As an addendum to all the above: it may be that my music was not to people’s liking/did not suit particular political ideologies that favoured certain stylistic traits over others. This will certainly have been the case, and became increasingly the case, during my seven years in China. Since around 2017, there has been an overarching emphasis on the 「中國派」, which is an entirely artificial, top-down imposed and politically ideological (and even racialist) concept which has little to do with what Chinese composers might otherwise be interested in composing.

How would you describe yourself as a composer? What are your inspirations and influences?

I am a composer of notated art music, rooted in the Western modernist/avant-garde tradition, and possessing a particular lineage through my teacher, Michael Finnissy, to “New Complexity”. This last term is problemmatic, but I think it does have utility, referring to a kind of avant-garde art music that possesses an especially complex structural discouse built on complex musical materials, with complex and detailed notation. I write a lot for Chinese traditional instruments, and I have also attempted to incorporate elements of traditional Chinese musical materials and aesthetics into my pieces, and this perhaps differentiates me from other new complexity or post-new complexity composers. Other influences include Anglican choral music, spectralism, and compositional techniques of medieval and Renaissance choral music.

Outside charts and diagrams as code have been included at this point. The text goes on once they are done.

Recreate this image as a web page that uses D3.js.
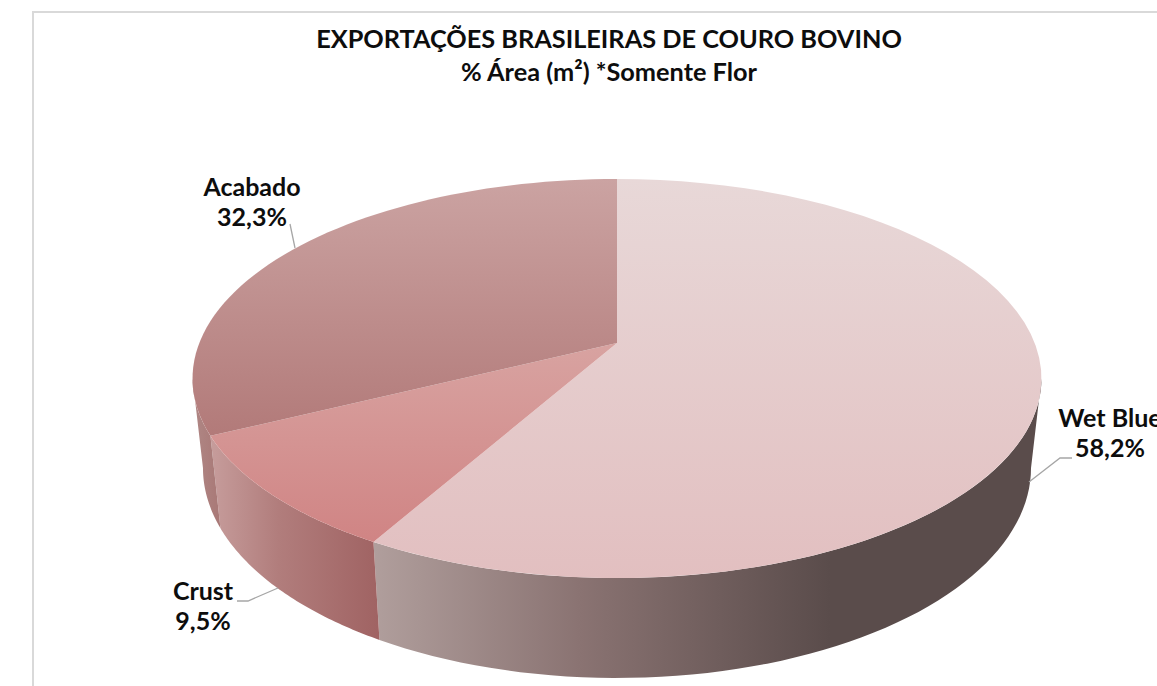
<!DOCTYPE html>
<html>
<head>
<meta charset="utf-8">
<script src="https://cdn.jsdelivr.net/npm/d3@7"></script>
<style>
	html, body { margin: 0; padding: 0; background: #fff; overflow: hidden; }
	svg { display: block; font-family: Lato, sans-serif; }
	text { font-weight: 700; fill: #0d0d0d; }
</style>
</head>
<body>
<div id="chart"></div>
<script>

const categories = ['Wet Blue', 'Crust', 'Acabado']
const shares = [58.2, 9.5, 32.3]
const titleLines = ['EXPORTAÇÕES BRASILEIRAS DE COURO BOVINO', '% Área (m²) *Somente Flor']

const width = 1157
const height = 686

// perspective of the disc: k is how much closer the front edge gets
const k = 0.178
const topRim = {cx: 617, cy: 343, a: 417.7, b: 193.2}
const lowRim = {cx: 617, cy: 430.5, a: 407.4, b: 203.4}

// angles where the wall disappears behind the disc, left and right
const wallStart = Math.acos(-k)
const wallEnd = 2 * Math.PI - wallStart

const project = (rim, angle, r = 1) => {
	let u = Math.sin(angle) * r
	let v = -Math.cos(angle) * r
	let w = 1 - k * v
	return [rim.cx + rim.a * u / w, rim.cy + rim.b * v / w]
}

const svg = d3.select('#chart')
.append('svg')
.attr('width', width)
.attr('height', height)

const defs = svg.append('defs')

const gradient = (id, [x1, y1, x2, y2], stops) => {
	defs.append('linearGradient')
	.attr('id', id)
	.attr('gradientUnits', 'userSpaceOnUse')
	.attr('x1', x1).attr('y1', y1)
	.attr('x2', x2).attr('y2', y2)
	.selectAll('stop')
	.data(stops)
	.enter()
	.append('stop')
	.attr('offset', d => d[0])
	.attr('stop-color', d => d[1])
}

const topStyles = [
	{vector: [0, 179, 0, 578], stops: [[0, '#e8d8d8'], [1, '#e2bfc0']]},
	{vector: [0, 343, 0, 542], stops: [[0, '#d8a3a1'], [1, '#d08484']]},
	{vector: [0, 179, 0, 436], stops: [[0, '#cba3a2'], [1, '#b27a79']]}
]

const wallStyles = [
	{vector: [375, 0, 830, 0], stops: [[0, '#b09e9c'], [0.45, '#8a7372'], [1, '#5a4c4b']]},
	{vector: [212, 0, 378, 0], stops: [[0, '#c69c9b'], [0.4, '#b17d7c'], [1, '#a06363']]},
	{vector: [192, 0, 222, 0], stops: [[0, '#b08886'], [1, '#a87775']]}
]

topStyles.forEach((s, i) => gradient('top' + i, s.vector, s.stops))
wallStyles.forEach((s, i) => gradient('wall' + i, s.vector, s.stops))

const slices = d3.pie().sort(null)(shares)

const sample = (from, to) => d3.range(0, 61).map(i => from + (to - from) * i / 60)
const line = d3.line()

// frame, only top and left are inside the crop
svg.append('path')
.attr('d', line([[33, height], [33, 12], [width, 12]]))
.attr('fill', 'none')
.attr('stroke', '#d9d9d9')
.attr('stroke-width', 2)

// walls first, the disc covers whatever is hidden
svg.append('g')
.selectAll('path')
.data(slices)
.enter()
.append('path')
.attr('d', d => {
	let from = Math.max(d.startAngle, wallStart)
	let to = Math.min(d.endAngle, wallEnd)
	let angles = sample(from, to)
	let upper = angles.map(a => project(topRim, a))
	let lower = angles.reverse().map(a => project(lowRim, a))
	return line(upper.concat(lower)) + 'Z'
})
.attr('fill', (d, i) => `url(#wall${i})`)

svg.append('g')
.selectAll('path')
.data(slices)
.enter()
.append('path')
.attr('d', d => {
	let rim = sample(d.startAngle, d.endAngle).map(a => project(topRim, a))
	return line([[topRim.cx, topRim.cy]].concat(rim)) + 'Z'
})
.attr('fill', (d, i) => `url(#top${i})`)

const title = svg.append('g')
.attr('text-anchor', 'middle')
.style('font-size', '25.3px')

title.selectAll('text')
.data(titleLines)
.enter()
.append('text')
.attr('x', 609)
.attr('y', (d, i) => 48 + i * 33)
.text(d => d)

// label boxes and leader lines as placed in the original
const labelSpots = [
	{x: 1110, y: 427, leader: [[1072, 458], [1060, 458], [1029, 482]]},
	{x: 203, y: 600, leader: [[237, 601], [248, 601], [278, 588]]},
	{x: 252, y: 196, leader: [[290, 224], [295, 248]]}
]

svg.append('g')
.selectAll('path')
.data(labelSpots)
.enter()
.append('path')
.attr('d', d => line(d.leader))
.attr('fill', 'none')
.attr('stroke', '#a6a6a6')
.attr('stroke-width', 1.3)

const labels = svg.append('g')
.selectAll('text')
.data(categories)
.enter()
.append('text')
.attr('text-anchor', 'middle')
.style('font-size', '25px')

labels.append('tspan')
.attr('x', (d, i) => labelSpots[i].x)
.attr('y', (d, i) => labelSpots[i].y)
.text(d => d)

labels.append('tspan')
.attr('x', (d, i) => labelSpots[i].x)
.attr('y', (d, i) => labelSpots[i].y + 30)
.text((d, i) => shares[i].toFixed(1).replace('.', ',') + '%')

</script>
</body>
</html>
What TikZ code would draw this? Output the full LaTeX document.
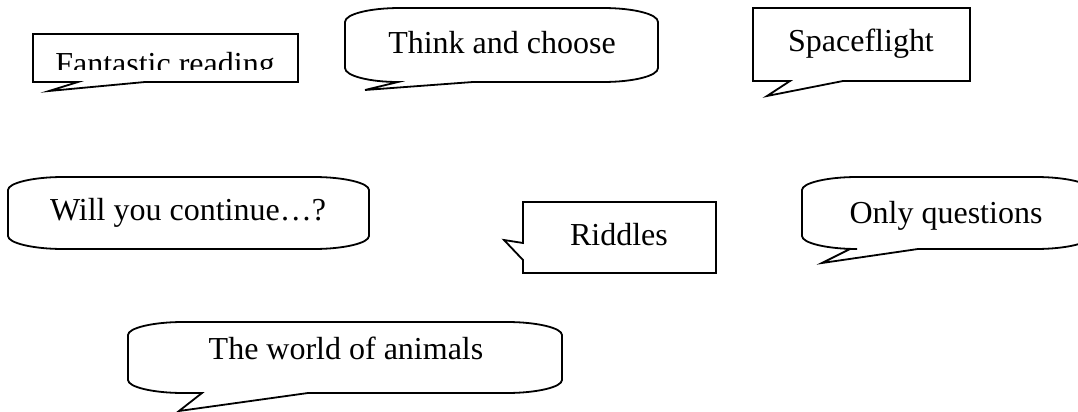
\documentclass[tikz,border=0pt]{standalone}
\usepackage{fontspec}
\setmainfont{Liberation Serif}
\usepackage{tikz}
\tikzset{
	x=0.5pt, y=-0.5pt, % Coordenadas en pixeles
	bubble/.style={draw, line width=0.9pt, line join=miter, fill=white}, % Contorno de los globos
	bubbletext/.style={anchor=base, inner sep=0pt, font=\fontsize{16}{19}\selectfont} % Texto de los globos
}

\begin{document}
\begin{tikzpicture}
				\useasboundingbox (0,0) rectangle (1078,412);
				\begin{scope}
					\clip (0,0) rectangle (1078,412);
					\draw[bubble] (33,34) -- (298,34) -- (298,82) -- (145,82) -- (49,91) -- (78,82) -- (33,82) -- cycle;
					\draw[bubble] (345,22) .. controls (345,14) and (370,8) .. (400,8) -- (603,8) .. controls (633,8) and (658,14) .. (658,22)
						-- (658,68) .. controls (658,76) and (633,82) .. (603,82) -- (473,82) -- (365,90) -- (398,82)
						.. controls (370,82) and (345,76) .. (345,68) -- cycle;
					\draw[bubble] (753,8) -- (970,8) -- (970,81) -- (843,81) -- (767,96) -- (790,81) -- (753,81) -- cycle;
					\draw[bubble] (8,190) .. controls (8,183) and (33,177) .. (63,177) -- (314,177) .. controls (344,177) and (369,183) .. (369,190)
						-- (369,236) .. controls (369,243) and (344,249) .. (314,249) -- (63,249) .. controls (33,249) and (8,243) .. (8,236) -- cycle;
					\draw[bubble] (523,202) -- (716,202) -- (716,273) -- (523,273) -- (523,260) -- (504,240) -- (523,243) -- cycle;
					\draw[bubble] (802,190) .. controls (802,183) and (827,177) .. (857,177) -- (1036,177) .. controls (1066,177) and (1091,183) .. (1091,190)
						-- (1091,236) .. controls (1091,243) and (1066,249) .. (1036,249) -- (918,249) -- (822,263) -- (850,249)
						-- (857,249) .. controls (827,249) and (802,243) .. (802,236) -- cycle;
					\draw[bubble] (128,335) .. controls (128,328) and (153,322) .. (183,322) -- (507,322) .. controls (537,322) and (562,328) .. (562,335)
						-- (562,380) .. controls (562,387) and (537,393) .. (507,393) -- (308,393) -- (179,411) -- (202,393)
						-- (183,393) .. controls (153,393) and (128,387) .. (128,380) -- cycle;
				\end{scope}
				\begin{scope}
					\clip (33,34) rectangle (298,69);
					\node[bubbletext] (fantastic) at (165,75) {Fantastic reading};
				\end{scope}
				\node[bubbletext] (think) at (502,54) {Think and choose};
				\node[bubbletext] (space) at (861,51) {Spaceflight};
				\node[bubbletext] (continue) at (188,220) {Will you continue…?};
				\node[bubbletext] (riddles) at (619,245) {Riddles};
				\node[bubbletext] (questions) at (946,223) {Only questions};
				\node[bubbletext] (animals) at (346,359) {The world of animals};
			\end{tikzpicture}
\end{document}
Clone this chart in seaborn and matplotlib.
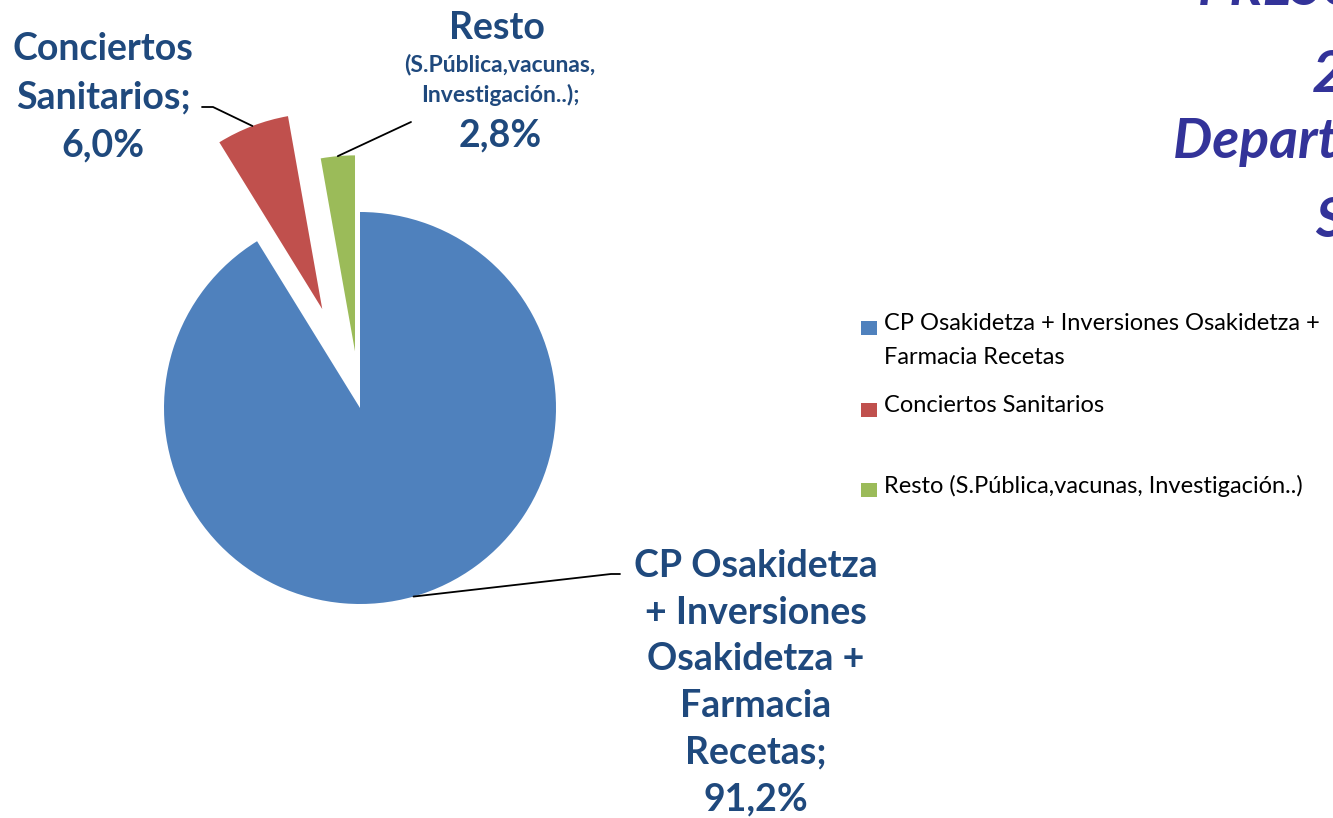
import numpy as np
import matplotlib
matplotlib.use("Agg")
import matplotlib.pyplot as plt
import seaborn as sns

# Data
categories = ["CP Osakidetza + Inversiones Osakidetza + Farmacia Recetas",
              "Conciertos Sanitarios",
              "Resto (S.Pública,vacunas, Investigación..)"]
legend_labels = ["CP Osakidetza + Inversiones Osakidetza +\nFarmacia Recetas",
                 "Conciertos Sanitarios",
                 "Resto (S.Pública,vacunas, Investigación..)"]
shares = [91.2, 6.0, 2.8]
explode = [0.0, 0.54, 0.29]   # fraction of radius
colors = ["#4F81BD", "#C0504D", "#9BBB59"]

W, H = 1333, 818
R = 196
sns.set_theme(style="white")
plt.rcParams['font.family'] = ['Lato', 'DejaVu Sans']

fig = plt.figure(figsize=(W / 100, H / 100), dpi=100)
ax = fig.add_axes([0, 0, 1, 1])

def Y(y):
    # pixel row -> data y
    return H - y

wedges, _ = ax.pie(shares, colors=colors, explode=[e * R for e in explode],
                   startangle=90, counterclock=False, radius=R,
                   center=(360, Y(408)), wedgeprops=dict(linewidth=0))
ax.set_xlim(0, W)
ax.set_ylim(0, H)
ax.set_aspect('equal')
ax.axis('off')

def anchor(w):
    mid = np.deg2rad((w.theta1 + w.theta2) / 2)
    cx, cy = w.center
    return cx + w.r * np.cos(mid), cy + w.r * np.sin(mid)

def pct(v):
    return f"{v:.1f}%".replace('.', ',')

lab_col = "#1F497D"
big = 27
small = 16.5

# leader lines
ax_, ay_ = anchor(wedges[0])
ax.plot([ax_, 611, 620], [ay_, Y(574), Y(574)], color="black", lw=1.3)
ax_, ay_ = anchor(wedges[1])
ax.plot([ax_, 213, 202], [ay_, Y(107), Y(107)], color="black", lw=1.3)
ax_, ay_ = anchor(wedges[2])
ax.plot([ax_, 411], [ay_, Y(122)], color="black", lw=1.3)

# blue label
ax.text(756, Y(549), "CP Osakidetza\n+ Inversiones\nOsakidetza +\nFarmacia\nRecetas;\n" + pct(shares[0]),
        ha="center", va="top", fontsize=big, fontweight="bold", color=lab_col,
        linespacing=1.45)
# red label
ax.text(103, Y(32), "Conciertos\nSanitarios;\n" + pct(shares[1]),
        ha="center", va="top", fontsize=big, fontweight="bold", color=lab_col,
        linespacing=1.5)
# green label
ax.text(497, Y(28), "Resto", ha="center", va="center", fontsize=big,
        fontweight="bold", color=lab_col)
ax.text(500, Y(80), "(S.Pública,vacunas,\nInvestigación..);", ha="center", va="center",
        fontsize=small, fontweight="bold", color=lab_col, linespacing=1.45)
ax.text(500, Y(135), pct(shares[2]), ha="center", va="center", fontsize=big,
        fontweight="bold", color=lab_col)

# legend (manual, uneven row spacing as in the original)
leg_y = [328, 410, 490]
for lab, col, yy in zip(legend_labels, colors, leg_y):
    ax.add_patch(plt.Rectangle((861, Y(yy + 7)), 16, 14, color=col, lw=0))
    ax.text(884, Y(yy - 15), lab, ha="left", va="top", fontsize=17,
            color="black", linespacing=1.75)

# cropped title at top right (cut by the figure edge as in the original)
title_col = "#333399"
for txt, yy, fs in [("PRESUPUESTO", 5, 40), ("2014", 92, 42),
                    ("Departamento de", 158, 40), ("Salud", 237, 40)]:
    ax.text(1380, Y(yy), txt, ha="center", va="baseline", fontsize=fs,
            fontweight="bold", fontstyle="italic", color=title_col)

fig.savefig("out.png", dpi=100)
plt.close(fig)
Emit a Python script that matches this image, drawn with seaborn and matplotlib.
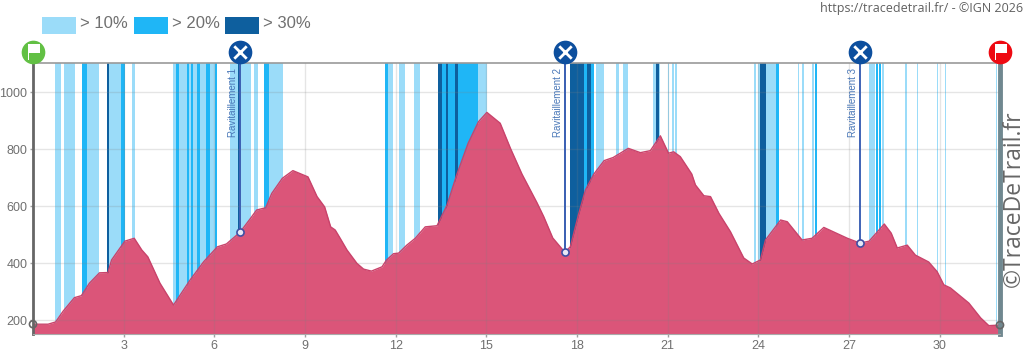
import matplotlib
matplotlib.use("Agg")
import matplotlib.pyplot as plt
from matplotlib.patches import Rectangle
from matplotlib.path import Path
import seaborn as sns
import pandas as pd

km = [0, 0.5, 0.75, 1.0, 1.37, 1.6, 1.87, 2.2, 2.48, 2.6, 3.04, 3.35, 3.6, 3.8, 4.2, 4.65, 5.2, 5.65, 6.1, 6.4,
      6.85, 7.2, 7.4, 7.7, 7.9, 8.25, 8.6, 9.1, 9.4, 9.65, 9.85, 10.0, 10.17, 10.39, 10.72, 10.94, 11.2, 11.55, 11.7, 11.93,
      12.1, 12.37, 12.65, 12.98, 13.37, 13.7, 14.03, 14.4, 14.74, 15.02, 15.46, 15.8, 16.18, 16.68, 16.9, 17.2, 17.6, 17.78, 18.05, 18.28,
      18.56, 18.9, 19.2, 19.7, 20.1, 20.43, 20.76, 21.03, 21.2, 21.42, 21.8, 21.92, 22.2, 22.42, 22.7, 23.08, 23.52, 23.8, 24.07, 24.24,
      24.74, 24.96, 25.45, 25.78, 26.17, 26.95, 27.37, 27.67, 28.17, 28.4, 28.6, 28.93, 29.2, 29.64, 29.92, 30.14, 30.36, 30.97, 31.36, 31.63, 32.0]
elev = [187, 187, 195, 233, 280, 287, 331, 367, 368, 412, 478, 488, 447, 423, 331, 254, 342, 406, 458, 468,
        509, 558, 587, 595, 645, 698, 725, 703, 634, 598, 528, 517, 487, 447, 400, 380, 373, 388, 412, 434,
        436, 464, 488, 528, 532, 604, 713, 821, 896, 929, 891, 803, 713, 612, 564, 489, 439, 458, 570, 657,
        713, 760, 771, 803, 788, 795, 847, 786, 791, 774, 713, 675, 637, 634, 575, 511, 419, 398, 412, 482,
        552, 546, 482, 488, 526, 488, 471, 478, 538, 506, 454, 464, 429, 405, 371, 325, 314, 261, 209, 182, 184]

bands_10 = [(0.73, 0.94), (1.03, 1.40), (1.78, 2.20), (2.53, 2.90), (3.29, 3.38), (4.63, 4.72), (4.83, 5.09), (5.17, 5.22),
            (5.29, 5.42), (5.51, 5.73), (5.86, 6.02), (6.52, 6.78), (6.88, 7.21), (7.32, 7.45), (7.80, 8.27), (11.75, 11.91),
            (12.12, 12.32), (12.62, 12.81), (14.74, 15.03), (18.63, 18.88), (19.30, 19.39), (19.53, 19.68), (20.51, 20.62),
            (20.71, 20.76), (21.0, 21.04), (21.15, 21.2), (21.26, 21.31), (23.85, 23.91), (23.99, 24.07), (24.26, 24.6),
            (25.31, 25.35), (25.46, 25.53), (25.78, 25.84), (27.67, 27.88), (28.08, 28.17), (28.84, 28.91), (29.24, 29.28),
            (29.91, 29.96), (30.17, 30.21), (31.88, 31.91)]
bands_20 = [(1.62, 1.78), (2.90, 3.06), (4.72, 4.83), (5.09, 5.17), (5.22, 5.29), (5.42, 5.51), (5.73, 5.86), (6.02, 6.09),
            (7.65, 7.80), (11.66, 11.75), (13.53, 13.68), (13.72, 13.98), (14.06, 14.74), (18.25, 18.33), (18.47, 18.55),
            (24.6, 24.7), (25.89, 25.96), (27.91, 27.96), (27.99, 28.05)]
bands_30 = [(2.46, 2.53), (6.80, 6.88), (13.40, 13.53), (13.68, 13.72), (13.98, 14.06), (17.58, 17.65), (17.76, 18.25),
            (18.33, 18.47), (20.62, 20.71), (24.07, 24.26)]

band_labels = ["> 10%", "> 20%", "> 30%"]
band_colors = ["#9bdcf9", "#1fb6f6", "#0e5f9e"]

aid_km = [6.85, 17.6, 27.37]
aid_elev = [509, 439, 471]
aid_labels = ["Ravitaillement 1", "Ravitaillement 2", "Ravitaillement 3"]
end_km = [0, 32.0]
end_elev = [187, 184]

x_ticks = [3, 6, 9, 12, 15, 18, 21, 24, 27, 30]
y_ticks = [200, 400, 600, 800, 1000]

sns.set_theme(style="white")
plt.rcParams["font.family"] = ["Liberation Sans", "DejaVu Sans"]
W, H = 1024, 353
fig = plt.figure(figsize=(W / 100, H / 100), dpi=100)
ax = fig.add_axes([33 / W, 1 - 334 / H, 967 / W, 271 / H])
ax.set_xlim(0, 32)
ax.set_ylim(152.7, 1102)

for bands, c in zip([bands_10, bands_20, bands_30], band_colors):
    for a, b in bands:
        ax.axvspan(a, b, color=c, lw=0, zorder=1)

df = pd.DataFrame({"km": km, "elev": elev})
ax.fill_between(df.km, df.elev, 152.7, color="#db5579", lw=0, zorder=2)
sns.lineplot(data=df, x="km", y="elev", color="#c9436b", lw=1, ax=ax, zorder=3, errorbar=None)

ax.set_xticks(x_ticks, [str(t) for t in x_ticks])
ax.set_yticks(y_ticks, [str(t) for t in y_ticks])
ax.set_xlabel("")
ax.set_ylabel("")
ax.grid(True, color="#808080", alpha=0.2, lw=1, zorder=4)
ax.set_axisbelow(False)
ax.tick_params(axis="both", colors="#707070", labelsize=9, length=2, width=1, pad=2, bottom=True, left=True,
               color="#a0a0a0")
for s, c, w in [("left", "#666666", 2), ("right", "#708890", 3.5), ("top", "#999999", 1.2), ("bottom", "#aaaaaa", 0.8)]:
    ax.spines[s].set_color(c)
    ax.spines[s].set_linewidth(w)
    ax.spines[s].set_zorder(5)

# aid stations
trans = ax.get_xaxis_transform()
for k, e, lab in zip(aid_km, aid_elev, aid_labels):
    ax.plot([k, k], [e, 1102], color="#3f63b5", lw=1.4, zorder=3.5)
    ax.text(k - 0.07, 1085, lab, rotation=90, ha="right", va="top", color="#4a78b8", fontsize=7, zorder=6)
ax.scatter(aid_km, aid_elev, s=26, facecolor="#e8e8f5", edgecolor="#3f4fa5", lw=1.2, zorder=6)
ax.scatter(end_km, end_elev, s=26, facecolor="none", edgecolor="#666666", lw=1.2, zorder=6, clip_on=False)

# icons above the plot
flag = Path([(-0.55, -0.8), (-0.55, 0.8), (0.75, 0.8), (0.75, -0.1), (-0.4, -0.1), (-0.4, -0.8), (-0.55, -0.8)], closed=True)
ICON_Y = 1.04
ax.scatter(aid_km, [ICON_Y] * 3, s=290, color="#0d4f9e", transform=trans, clip_on=False, zorder=7, lw=0)
ax.scatter(aid_km, [ICON_Y] * 3, s=80, marker="x", color="white", lw=2, transform=trans, clip_on=False, zorder=8)
ax.scatter([0], [ICON_Y], s=290, color="#62c044", transform=trans, clip_on=False, zorder=7, lw=0)
ax.scatter([32], [ICON_Y], s=290, color="#ee0a12", transform=trans, clip_on=False, zorder=7, lw=0)
ax.scatter([0, 32], [ICON_Y] * 2, s=130, marker=flag, color="white", transform=trans, clip_on=False, zorder=8, lw=0)

# legend
for x0, c, lab in zip([42, 134, 225], band_colors, band_labels):
    fig.add_artist(Rectangle((x0 / W, 1 - 34 / H), 34 / W, 17 / H, color=c, lw=0, transform=fig.transFigure))
    fig.text((x0 + 38) / W, 1 - 24 / H, lab, fontsize=12, color="#707070", va="center", ha="left")

fig.text(1023 / W, 1 - 8.5 / H, "https://tracedetrail.fr/ - ©IGN 2026", fontsize=9, color="#606060",
         ha="right", va="center", family=["Open Sans", "DejaVu Sans"])
fig.text(1013.5 / W, 1 - 199 / H, "©TraceDeTrail.fr", fontsize=16.5, color="#666666", rotation=90,
         ha="center", va="center", family=["Open Sans", "DejaVu Sans"])

fig.savefig("out.png", dpi=100)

What pieces with piano would you recommend for me to feature in the presentation, and why?

None of my solo piano pieces have a particularly obvious connection to Asian music/philosophy/culture.

I have a recent set of “Hoklo folk transcriptions” for soprano, flute and piano, called Songs of the Raccoon Dogs. You might find my re-interpretation of these 福佬歌謠 interesting, in relation to my harmonization of largely pentatonic melodies, vocal embellishments, and the concept of transcription (in Busoni’s sense) and notation.

I have a piece for treble voices and piano accompaniment setting Su She’s poem 赤壁懷古,called Red Cliff / 《赤壁》。This piece exclusively uses five-note sets, including the pentatonic scale, as well as the “African pentatonic scale”, and (I think, but I’d have to go back and check my sketches) Indonesian or Japanese scales. I use these scales not so much as cultural emblems, than as pure pitch sets which I freely transpose/intermix as I require different harmonic colours/tensions.

If you were interested I could try composing something for you, but I know that time is short!